EoS often competes aggressively on value, especially where members care about a larger facility footprint and broader amenity sets. Gold’s, by contrast, carries a more traditional strength-gym identity in many markets, and our report on Gold’s Gym expansion in Southern California is a reminder that brand positioning still matters locally.
The real decision is less about logos and more about training friction. If Crunch is five minutes from your home, has the racks you need, and the first-year cost still works after fees, that usually beats a theoretically better gym 25 minutes away.
Who should choose the $9.99 Base plan?
The Base membership makes the most sense if you train at one location, don’t care much about premium extras, and mainly want reliable access to general gym equipment. For a lot of people with regular schedules, that’s enough.
It’s also a smart play if you’re building consistency rather than chasing luxury. If your bigger problem is getting into a rhythm, a low-cost home club can be perfectly adequate, especially if you’re following a straightforward plan like the kind we laid out in this guide to building a routine when you have a sedentary job.
On the other hand, Base gets worse fast if your work travel is frequent, your preferred times are peak hours, or your training depends on classes and broader access. In those cases, paying more for flexibility can be rational, not indulgent.
How I’d evaluate a Crunch membership in practice
What the market shows: low advertised dues can still be fair if the club is clean, convenient, and consistently usable.
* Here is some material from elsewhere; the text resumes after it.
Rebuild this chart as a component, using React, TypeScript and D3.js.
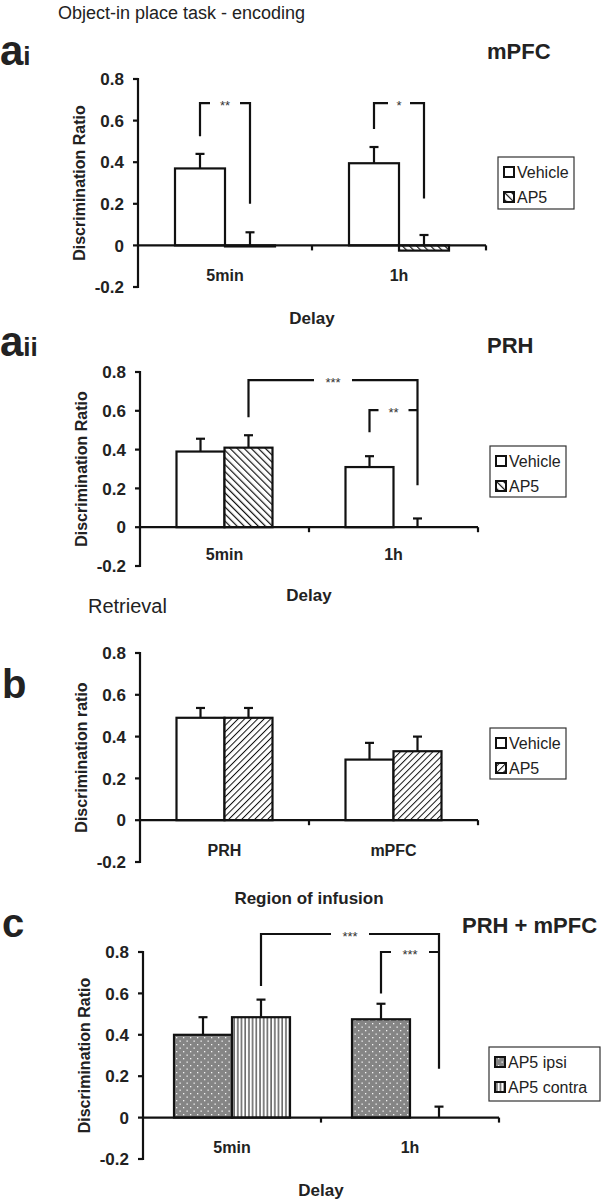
import React from "react";
import * as d3 from "d3";

// ---------- DATA ----------
const delays = ["5min", "1h"];
const regions = ["PRH", "mPFC"];
const yTicks = [-0.2, 0, 0.2, 0.4, 0.6, 0.8];

// ai: mPFC encoding
const aiVehicle = [0.37, 0.395];
const aiVehicleErr = [0.07, 0.078];
const aiAP5 = [-0.005, -0.025];
const aiAP5Err = [0.068, 0.075];

// aii: PRH encoding
const aiiVehicle = [0.39, 0.31];
const aiiVehicleErr = [0.066, 0.056];
const aiiAP5 = [0.41, 0.0];
const aiiAP5Err = [0.064, 0.045];

// b: retrieval
const bVehicle = [0.49, 0.29];
const bVehicleErr = [0.047, 0.08];
const bAP5 = [0.49, 0.33];
const bAP5Err = [0.047, 0.07];

// c: PRH + mPFC
const cIpsi = [0.40, 0.475];
const cIpsiErr = [0.085, 0.075];
const cContra = [0.485, 0.0];
const cContraErr = [0.085, 0.053];

// significance brackets: [fromGroup, fromSeries, toGroup, toSeries, top, leftLow, rightLow, label]
const aiBrackets = [
  [0, 0, 0, 1, 0.684, 0.525, 0.2, "**"],
  [1, 0, 1, 1, 0.684, 0.56, 0.225, "*"],
];
const aiiBrackets = [
  [0, 1, 1, 1, 0.758, 0.567, 0.216, "***"],
  [1, 0, 1, 1, 0.603, 0.49, 0.603, "**"],
];
const cBrackets = [
  [0, 1, 1, 1, 0.887, 0.636, 0.236, "***"],
  [1, 0, 1, 1, 0.8, 0.6, 0.8, "***"],
];

const FONT = "'Liberation Sans', Arial, Helvetica, sans-serif";

type Panel = {
  x0: number; x1: number; yTop: number; yBot: number;
  cats: string[];
  s1: number[]; e1: number[]; s2: number[]; e2: number[];
  f1: string; f2: string; barW: number;
  ylabel: string; xlabel: string; xlabelDy: number;
  brackets: any[];
};

const panels: Panel[] = [
  { x0: 138, x1: 486, yTop: 79, yBot: 287, cats: delays, s1: aiVehicle, e1: aiVehicleErr, s2: aiAP5, e2: aiAP5Err,
    f1: "white", f2: "url(#hatchBack)", barW: 50, ylabel: "Discrimination Ratio", xlabel: "Delay", xlabelDy: 37, brackets: aiBrackets },
  { x0: 140, x1: 478, yTop: 372, yBot: 566, cats: delays, s1: aiiVehicle, e1: aiiVehicleErr, s2: aiiAP5, e2: aiiAP5Err,
    f1: "white", f2: "url(#hatchBack)", barW: 48, ylabel: "Discrimination Ratio", xlabel: "Delay", xlabelDy: 35, brackets: aiiBrackets },
  { x0: 140, x1: 478, yTop: 653, yBot: 862, cats: regions, s1: bVehicle, e1: bVehicleErr, s2: bAP5, e2: bAP5Err,
    f1: "white", f2: "url(#hatchFwd)", barW: 48, ylabel: "Discrimination ratio", xlabel: "Region of infusion", xlabelDy: 42, brackets: [] },
  { x0: 143, x1: 499, yTop: 952, yBot: 1159, cats: delays, s1: cIpsi, e1: cIpsiErr, s2: cContra, e2: cContraErr,
    f1: "url(#dots)", f2: "url(#vlines)", barW: 58, ylabel: "Discrimination Ratio", xlabel: "Delay", xlabelDy: 37, brackets: cBrackets },
];

function ChartPanel({ p }: { p: Panel }) {
  const y = d3.scaleLinear().domain([-0.2, 0.8]).range([p.yBot, p.yTop]);
  const x = d3.scaleBand().domain(p.cats).range([p.x0, p.x1]);
  const bw = x.bandwidth();
  const barX = (g: number, s: number) => (x(p.cats[g]) as number) + bw / 2 - p.barW + s * p.barW;
  const barC = (g: number, s: number) => barX(g, s) + p.barW / 2;
  const series = [
    { v: p.s1, e: p.e1, f: p.f1 },
    { v: p.s2, e: p.e2, f: p.f2 },
  ];
  const y0 = y(0);
  return (
    <g>
      {series.map((s, si) =>
        s.v.map((v, gi) =>
          v === 0 ? null : (
            <rect key={`b${si}${gi}`} x={barX(gi, si)} y={Math.min(y(v), y0)} width={p.barW}
              height={Math.abs(y(v) - y0)} fill={s.f} stroke="#111" strokeWidth={2.2} />
          )
        )
      )}
      {series.map((s, si) =>
        s.v.map((v, gi) => {
          const cx = barC(gi, si);
          const top = y(Math.max(v, 0) + s.e[gi] + Math.min(v, 0));
          const base = y(Math.max(v, 0));
          return (
            <g key={`e${si}${gi}`} stroke="#111" strokeWidth={2.2}>
              <line x1={cx} x2={cx} y1={base} y2={top} />
              <line x1={cx - 4.5} x2={cx + 4.5} y1={top} y2={top} />
            </g>
          );
        })
      )}
      <g stroke="#111" strokeWidth={2.2}>
        <line x1={p.x0} x2={p.x0} y1={y(-0.2) + 1} y2={y(0.8) - 1} />
        {yTicks.map((t) => (
          <line key={t} x1={p.x0 - 5} x2={p.x0} y1={y(t)} y2={y(t)} />
        ))}
        <line x1={p.x0} x2={p.x1} y1={y0} y2={y0} />
        {p.cats.map((c) => (
          <line key={c} x1={(x(c) as number) + bw} x2={(x(c) as number) + bw} y1={y0} y2={y0 + 5} />
        ))}
      </g>
      {yTicks.map((t) => (
        <text key={t} x={p.x0 - 14} y={y(t)} dy="0.36em" textAnchor="end" fontSize={17} fontWeight="bold" fill="#222">
          {String(t)}
        </text>
      ))}
      {p.cats.map((c) => (
        <text key={c} x={(x(c) as number) + bw / 2} y={y(-0.2) - 6} textAnchor="middle" fontSize={16} fontWeight="bold" fill="#222">
          {c}
        </text>
      ))}
      <text x={(p.x0 + p.x1) / 2} y={y(-0.2) + p.xlabelDy} textAnchor="middle" fontSize={17} fontWeight="bold" fill="#222">
        {p.xlabel}
      </text>
      <text transform={`translate(${p.x0 - 59},${(p.yTop + p.yBot) / 2}) rotate(-90)`} textAnchor="middle"
        fontSize={16} fontWeight="bold" fill="#222" dominantBaseline="central">
        {p.ylabel}
      </text>
      {p.brackets.map((b, i) => {
        const [g1, s1, g2, s2, top, lLow, rLow, label] = b;
        const xl = barC(g1, s1);
        const xr = barC(g2, s2);
        const yt = y(top);
        const mid = (xl + xr) / 2;
        const half = (label as string).length * 4 + 7;
        return (
          <g key={`k${i}`}>
            <path d={`M${xl},${y(lLow)}V${yt}H${mid - half}M${mid + half},${yt}H${xr}V${y(rLow)}`}
              fill="none" stroke="#111" strokeWidth={2.2} />
            <text x={mid} y={yt + 7} textAnchor="middle" fontSize={13} fill="#333">{label}</text>
          </g>
        );
      })}
    </g>
  );
}

function Legend({ x, y, w, h, items }: { x: number; y: number; w: number; h: number; items: [string, string][] }) {
  return (
    <g>
      <rect x={x} y={y} width={w} height={h} fill="white" stroke="#333" strokeWidth={1.2} />
      {items.map(([fill, label], i) => {
        const cy = y + 15 + i * 25;
        return (
          <g key={label}>
            <rect x={x + 6} y={cy - 5} width={10} height={10} fill={fill} stroke="#111" strokeWidth={2} />
            <text x={x + 19} y={cy} dy="0.36em" fontSize={16} fill="#222">{label}</text>
          </g>
        );
      })}
    </g>
  );
}

export default function App() {
  return (
    <div style={{ position: "absolute", left: 0, top: 0 }}>
      <svg width={601} height={1199} style={{ display: "block", background: "white" }} fontFamily={FONT}>
        <defs>
          <pattern id="hatchBack" width={5} height={5} patternUnits="userSpaceOnUse" patternTransform="rotate(-45)">
            <rect width={5} height={5} fill="white" />
            <line x1={0} y1={0} x2={0} y2={5} stroke="#111" strokeWidth={2.4} />
          </pattern>
          <pattern id="hatchFwd" width={4.6} height={4.6} patternUnits="userSpaceOnUse" patternTransform="rotate(45)">
            <rect width={4.6} height={4.6} fill="white" />
            <line x1={0} y1={0} x2={0} y2={4.6} stroke="#111" strokeWidth={2} />
          </pattern>
          <pattern id="vlines" width={3.7} height={10} patternUnits="userSpaceOnUse">
            <rect width={3.7} height={10} fill="white" />
            <line x1={1} y1={0} x2={1} y2={10} stroke="#222" strokeWidth={1.1} />
          </pattern>
          <pattern id="dots" width={7} height={7} patternUnits="userSpaceOnUse">
            <rect width={7} height={7} fill="#858585" />
            <rect x={1} y={1} width={1.3} height={1.3} fill="#f4f4f4" />
            <rect x={4.5} y={4.5} width={1.3} height={1.3} fill="#f4f4f4" />
          </pattern>
        </defs>

        <text x={58} y={19} fontSize={18} fill="#222">Object-in place task - encoding</text>
        <text x={0} y={65} fontSize={42} fontWeight="bold" fill="#222">a<tspan fontSize={26}>i</tspan></text>
        <text x={487} y={59} fontSize={22} fontWeight="bold" fill="#222">mPFC</text>

        <text x={0} y={356} fontSize={42} fontWeight="bold" fill="#222">a<tspan fontSize={26}>ii</tspan></text>
        <text x={487} y={353} fontSize={22} fontWeight="bold" fill="#222">PRH</text>

        <text x={88} y={613} fontSize={20} fill="#222">Retrieval</text>
        <text x={2} y={698} fontSize={40} fontWeight="bold" fill="#222">b</text>

        <text x={2} y={937} fontSize={40} fontWeight="bold" fill="#222">c</text>
        <text x={462} y={933} fontSize={22} fontWeight="bold" fill="#222">PRH + mPFC</text>

        {panels.map((p, i) => (
          <ChartPanel key={i} p={p} />
        ))}

        <Legend x={498} y={157} w={76} h={52} items={[["white", "Vehicle"], ["url(#hatchBack)", "AP5"]]} />
        <Legend x={490} y={446} w={76} h={51} items={[["white", "Vehicle"], ["url(#hatchBack)", "AP5"]]} />
        <Legend x={490} y={728} w={76} h={51} items={[["white", "Vehicle"], ["url(#hatchFwd)", "AP5"]]} />
        <Legend x={489} y={1047} w={111} h={54} items={[["url(#dots)", "AP5 ipsi"], ["url(#vlines)", "AP5 contra"]]} />
      </svg>
    </div>
  );
}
What I’d do in practice: visit at the exact hour you’ll normally train and judge the room, not the brochure.
If you’re lifting after work, show up then. Check how many squat racks are occupied, whether dumbbells are scattered, how long people camp on cable stations, and whether the locker room is being maintained. That beats any polished tour.
If your goal is health, habit, and basic strength, you probably don’t need premium bells and whistles. If you’re trying to run a more structured lifting plan, a cheap membership only works when the gym layout supports that plan. For anyone balancing work and limited training time, our piece on training safely as a weekend warrior pairs well with that decision, because missed sessions often come from logistics, not lack of motivation.
One more overlooked edge case: teens and families. Seasonal youth offers and local promotions can change the value equation dramatically, which is why our guide on free gym access for teens is worth checking if you’re comparing household options rather than just your own pass.
FAQ
How much is Crunch Fitness membership cost per month in 2026?
The verified entry point is the Base membership at $9.99 per month. Higher tiers vary by club, so your actual monthly options depend on location.
Does Crunch charge fees beyond the monthly membership?
Yes, you should expect to check for an enrollment fee and an annual fee. Those extra charges are what turn the advertised monthly rate into your real first-year cost.
Is the Crunch $9.99 membership worth it?
Usually yes, if you use one home club consistently and that club has the equipment and availability you need. It’s less compelling if you need multi-club access, premium amenities, or better flexibility.
Is Crunch cheaper than Planet Fitness or Gold’s Gym?
Sometimes, but there is no honest one-price national answer because all three can vary by market, club type, and promotion. Compare the full first-year total and the equipment access that actually affects your training.
Did Crunch 3.0 change what Base members get?
A redesign can improve presentation and user experience, but it doesn’t automatically change the economics of a $9.99 Base plan. Verify the access rules and fees at your specific club rather than assuming the redesign added more value.